There are additional ocean CDR solutions that we do not assess further, such as artificial upwelling and downwelling, because of their precommercial status. While this article focuses on carbon that is captured in the ocean, there may be additional opportunities to use the ocean’s storage capacity to effectively store carbon captured using air- and land-based CDR approaches.
Assessing ocean CDR’s potential: Benefits, risks, and challenges
To better understand the opportunity in the ocean, investors, regulators, innovators, and other stakeholders can approach their assessment of different CDR technologies along the dimensions noted below.
- Quality and integrity. Solutions should have all the necessary features to drive climate mitigation and restoration, including additionality, high permanence, low risk of reversals (the re-release of captured carbon), no net harm or ecological risks, and robust quantification and verifiability. Co-benefits are valuable.
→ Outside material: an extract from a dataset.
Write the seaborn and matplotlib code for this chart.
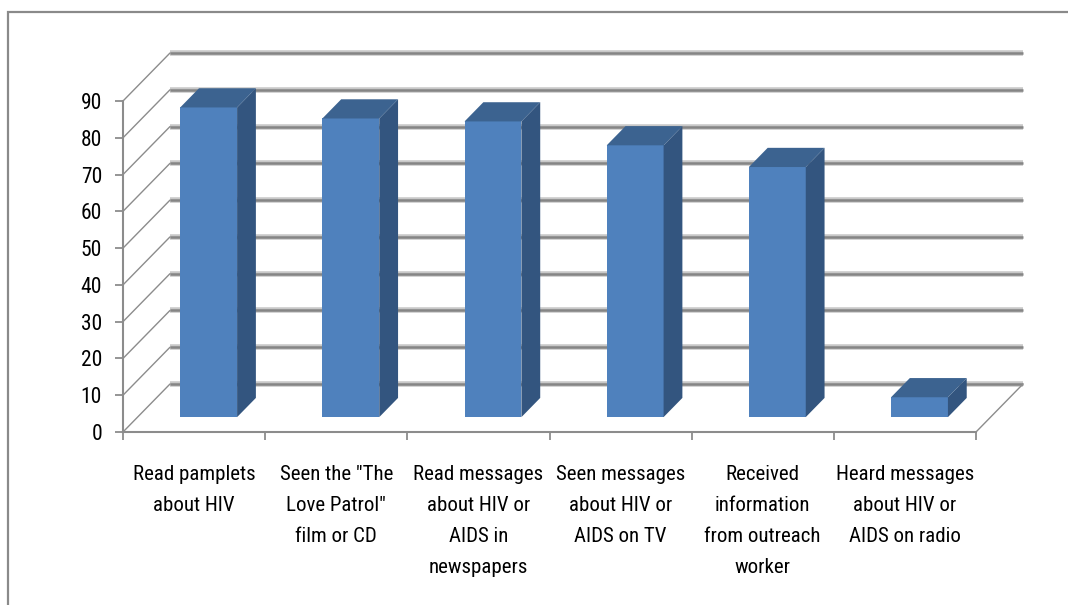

- Technological maturity and commercial traction. Stakeholders must clearly understand a technology’s level of advancement and project developers’ ability to use existing infrastructure to implement the technology at scale.
- Cost profile, scale, and cost-down potential. To provide affordable removals, solutions must be competitive with other uses of raw materials and energy as well as with other cost drivers. Every CDR solution is ultimately aimed at removing CO2 at a scale and pace needed to hit emissions targets; thus, it is crucial to understand each solution’s potential ability to scale, cost competitiveness, and obstacles or limitations to scaling, such as resource scarcity or resource competition with other economic activities.
These factors are integral when considering a portfolio of CDR solutions, and they form the basis of the analysis provided throughout this article (Exhibit 2).
Ocean-based solutions stand out among all other CDR options because of their potential for high efficiency (and thus potentially lower cost at scale) and high scaling potential. Nonetheless, with these inherent advantages come inherent challenges—notably, the relative uncertainty and risk that come from working in complex oceanic systems, often with incomplete scientific understanding.
Ocean CDR has the potential to deliver cost-competitive CDR credits (especially when compared to high-durability land-based CDR solutions) at gigaton-scale sequestration. But to incorporate it safely and effectively into the global strategy for achieving net-zero emissions, research and development are needed now.
At a systems level, a diversified portfolio approach that integrates ocean-based and other CDR solutions is essential to accelerate learning, drive competition, and determine which solutions can most safely deliver the greatest benefits at the lowest costs. The engagement and commitment of industry and public sector leaders are paramount to ensure the timely innovation, validation, and deployment of these unique and potentially transformative technologies.